- **Goal of the exercise**
Retype the whole listing verbatim and keep the pictures out of it.

···

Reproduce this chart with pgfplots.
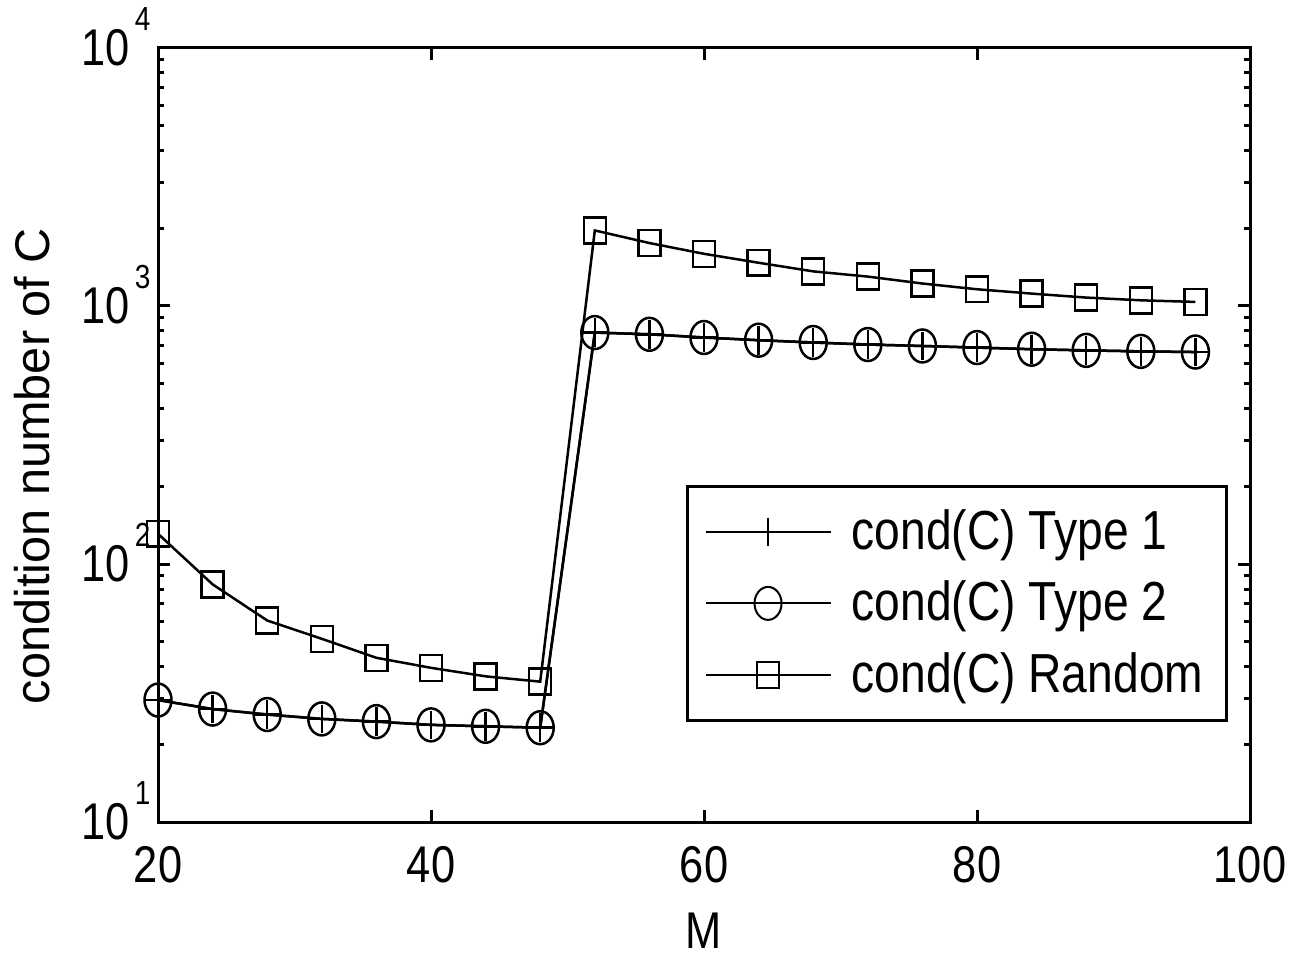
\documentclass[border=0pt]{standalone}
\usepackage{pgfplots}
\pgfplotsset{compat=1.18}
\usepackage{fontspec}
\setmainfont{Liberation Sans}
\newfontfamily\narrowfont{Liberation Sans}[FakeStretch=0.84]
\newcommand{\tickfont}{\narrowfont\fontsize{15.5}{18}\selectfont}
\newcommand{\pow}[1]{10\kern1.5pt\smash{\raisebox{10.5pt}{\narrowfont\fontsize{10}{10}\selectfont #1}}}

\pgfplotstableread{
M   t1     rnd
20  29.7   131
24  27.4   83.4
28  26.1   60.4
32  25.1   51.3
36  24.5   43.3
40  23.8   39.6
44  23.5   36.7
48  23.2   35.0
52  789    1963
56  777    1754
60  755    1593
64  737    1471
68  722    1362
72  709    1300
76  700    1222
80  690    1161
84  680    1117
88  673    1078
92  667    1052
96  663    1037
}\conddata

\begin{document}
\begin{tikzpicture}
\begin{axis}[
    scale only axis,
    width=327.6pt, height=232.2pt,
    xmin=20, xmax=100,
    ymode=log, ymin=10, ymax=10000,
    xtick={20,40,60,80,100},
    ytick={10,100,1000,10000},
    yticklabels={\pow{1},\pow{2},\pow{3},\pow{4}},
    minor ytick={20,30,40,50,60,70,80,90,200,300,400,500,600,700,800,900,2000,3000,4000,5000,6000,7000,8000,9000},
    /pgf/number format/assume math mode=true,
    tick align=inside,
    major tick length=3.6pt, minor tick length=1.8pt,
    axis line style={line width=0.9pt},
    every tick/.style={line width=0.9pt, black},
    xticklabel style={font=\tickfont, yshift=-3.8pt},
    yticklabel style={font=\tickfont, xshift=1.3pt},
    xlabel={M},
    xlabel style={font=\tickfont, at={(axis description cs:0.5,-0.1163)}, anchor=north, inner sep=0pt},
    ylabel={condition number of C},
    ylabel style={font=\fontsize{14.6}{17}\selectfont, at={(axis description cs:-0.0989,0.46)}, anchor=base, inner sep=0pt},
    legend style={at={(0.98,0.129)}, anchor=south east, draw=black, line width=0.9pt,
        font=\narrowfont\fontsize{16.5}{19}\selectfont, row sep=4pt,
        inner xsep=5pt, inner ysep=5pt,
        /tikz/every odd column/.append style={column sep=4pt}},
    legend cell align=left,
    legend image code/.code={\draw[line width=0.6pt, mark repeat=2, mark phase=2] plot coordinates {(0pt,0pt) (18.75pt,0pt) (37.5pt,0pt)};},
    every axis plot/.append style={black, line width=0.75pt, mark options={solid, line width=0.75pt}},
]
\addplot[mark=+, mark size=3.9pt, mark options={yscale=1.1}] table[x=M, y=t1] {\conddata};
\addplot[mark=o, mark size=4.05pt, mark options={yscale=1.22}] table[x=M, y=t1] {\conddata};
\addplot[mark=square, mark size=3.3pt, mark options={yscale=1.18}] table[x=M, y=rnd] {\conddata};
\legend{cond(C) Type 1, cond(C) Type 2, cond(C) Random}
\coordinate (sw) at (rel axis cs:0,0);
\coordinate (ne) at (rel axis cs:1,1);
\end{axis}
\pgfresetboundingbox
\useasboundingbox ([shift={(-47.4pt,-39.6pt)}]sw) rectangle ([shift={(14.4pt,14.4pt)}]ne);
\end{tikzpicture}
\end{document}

···

- **Written solution**
Reproduce this chart with pgfplots.
\documentclass[border=0pt]{standalone}
\usepackage{pgfplots}
\pgfplotsset{compat=1.18}
\usepackage{fontspec}
\setmainfont{Liberation Sans}
\newfontfamily\narrowfont{Liberation Sans}[FakeStretch=0.84]
\newcommand{\tickfont}{\narrowfont\fontsize{15.5}{18}\selectfont}
\newcommand{\pow}[1]{10\kern1.5pt\smash{\raisebox{10.5pt}{\narrowfont\fontsize{10}{10}\selectfont #1}}}

\pgfplotstableread{
M   t1     rnd
20  29.7   131
24  27.4   83.4
28  26.1   60.4
32  25.1   51.3
36  24.5   43.3
40  23.8   39.6
44  23.5   36.7
48  23.2   35.0
52  789    1963
56  777    1754
60  755    1593
64  737    1471
68  722    1362
72  709    1300
76  700    1222
80  690    1161
84  680    1117
88  673    1078
92  667    1052
96  663    1037
}\conddata

\begin{document}
\begin{tikzpicture}
\begin{axis}[
    scale only axis,
    width=327.6pt, height=232.2pt,
    xmin=20, xmax=100,
    ymode=log, ymin=10, ymax=10000,
    xtick={20,40,60,80,100},
    ytick={10,100,1000,10000},
    yticklabels={\pow{1},\pow{2},\pow{3},\pow{4}},
    minor ytick={20,30,40,50,60,70,80,90,200,300,400,500,600,700,800,900,2000,3000,4000,5000,6000,7000,8000,9000},
    /pgf/number format/assume math mode=true,
    tick align=inside,
    major tick length=3.6pt, minor tick length=1.8pt,
    axis line style={line width=0.9pt},
    every tick/.style={line width=0.9pt, black},
    xticklabel style={font=\tickfont, yshift=-3.8pt},
    yticklabel style={font=\tickfont, xshift=1.3pt},
    xlabel={M},
    xlabel style={font=\tickfont, at={(axis description cs:0.5,-0.1163)}, anchor=north, inner sep=0pt},
    ylabel={condition number of C},
    ylabel style={font=\fontsize{14.6}{17}\selectfont, at={(axis description cs:-0.0989,0.46)}, anchor=base, inner sep=0pt},
    legend style={at={(0.98,0.129)}, anchor=south east, draw=black, line width=0.9pt,
        font=\narrowfont\fontsize{16.5}{19}\selectfont, row sep=4pt,
        inner xsep=5pt, inner ysep=5pt,
        /tikz/every odd column/.append style={column sep=4pt}},
    legend cell align=left,
    legend image code/.code={\draw[line width=0.6pt, mark repeat=2, mark phase=2] plot coordinates {(0pt,0pt) (18.75pt,0pt) (37.5pt,0pt)};},
    every axis plot/.append style={black, line width=0.75pt, mark options={solid, line width=0.75pt}},
]
\addplot[mark=+, mark size=3.9pt, mark options={yscale=1.1}] table[x=M, y=t1] {\conddata};
\addplot[mark=o, mark size=4.05pt, mark options={yscale=1.22}] table[x=M, y=t1] {\conddata};
\addplot[mark=square, mark size=3.3pt, mark options={yscale=1.18}] table[x=M, y=rnd] {\conddata};
\legend{cond(C) Type 1, cond(C) Type 2, cond(C) Random}
\coordinate (sw) at (rel axis cs:0,0);
\coordinate (ne) at (rel axis cs:1,1);
\end{axis}
\pgfresetboundingbox
\useasboundingbox ([shift={(-47.4pt,-39.6pt)}]sw) rectangle ([shift={(14.4pt,14.4pt)}]ne);
\end{tikzpicture}
\end{document}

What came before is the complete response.